Another “golden age of agriculture” seems to be fading into the rear-view mirror, but there’s no need for pessimism. It’s the cycle of farming and of life. Nothing is ever set in stone, not prices, input costs, or the maximum number of seats you would think could be bolted into a passenger jet.
A glass half empty person would say that we’re in a squeeze between low prices and rising input costs, which is true.
But the glass half full person would point out that U.S. agriculture still has the power to produce commodities, and at times overproduce commodities, when called upon. We can feed the world, even with one hand tied behind our back.
And while USDA is projecting that net farm income is falling, we are still in an era of historically high prices for many commodities.
For example, even though USDA’s forecasts net farm income at $113.2 billion in 2014, which is down from 2013’s forecast of $131.3 billion and the lowest since 2010, the forecast still remains more than $25 billion above the previous 10-year annual average.
Another positive, USDA’s August forecast is more optimistic than its February forecast, “largely the result of improved prospects for the value of both crop and livestock production, reflecting more optimistic price expectations,” USDA says.
To be fair, the down cycle is looming large. Production expenses are now forecast to be $20 billion higher than they were in February. The increase in production expenses would be the fifth consecutive increase since 2010.
The big reason for this is higher input prices, which are forecast to rise 4.2 percent during the year. If realized, total production expenses would constitute 77 percent of gross farm income in 2014, the highest since 2010, indicating a return to tighter margins.

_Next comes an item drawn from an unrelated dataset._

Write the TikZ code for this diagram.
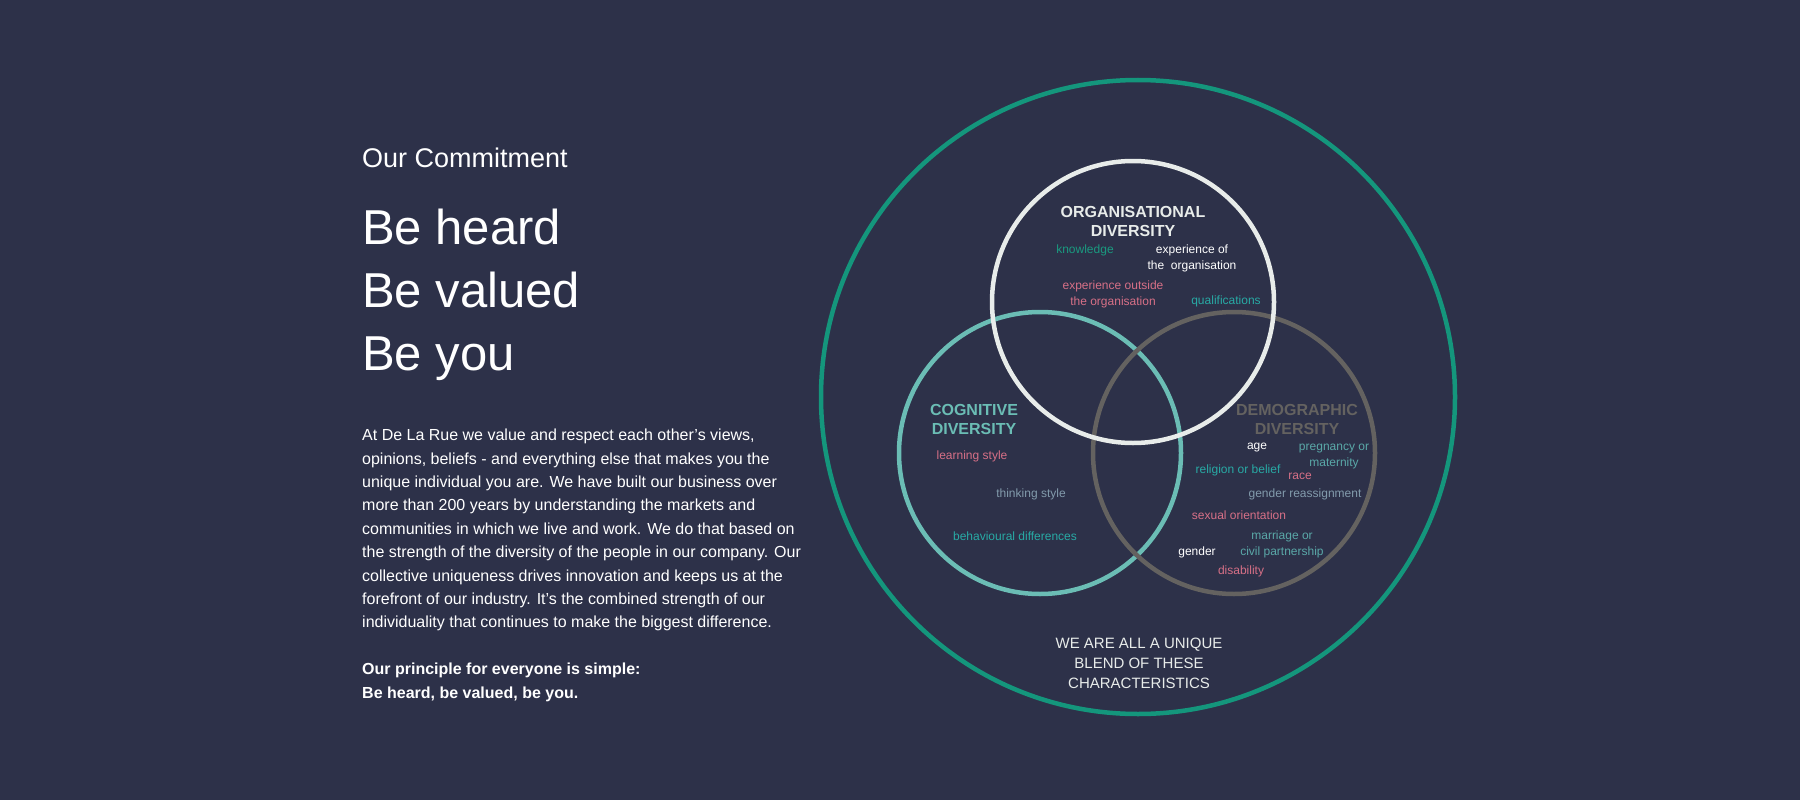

The three major crop-related expenses – seeds, fertilizer and pesticides – are expected to increase a combined $2.3 billion (3.5 percent) in 2014, according to USDA. Prices for all three inputs are up. Fertilizer prices have risen 17 percent since the beginning of the year and, although they will fall off during the second half of the year, are expected to remain above last year’s level.
Even so, the U.S. farm sector remains in good financial health, according to USDA. Land prices are still holding, interest rates are low and farmers typically are not carrying a lot of debt.
Many Mid-South farmers I’ve talked to are optimistic about yield potential of this year’s crop, but are already thinking about where they will cut costs in 2015. A golden age is usually followed by penny pinching and dollar stretching.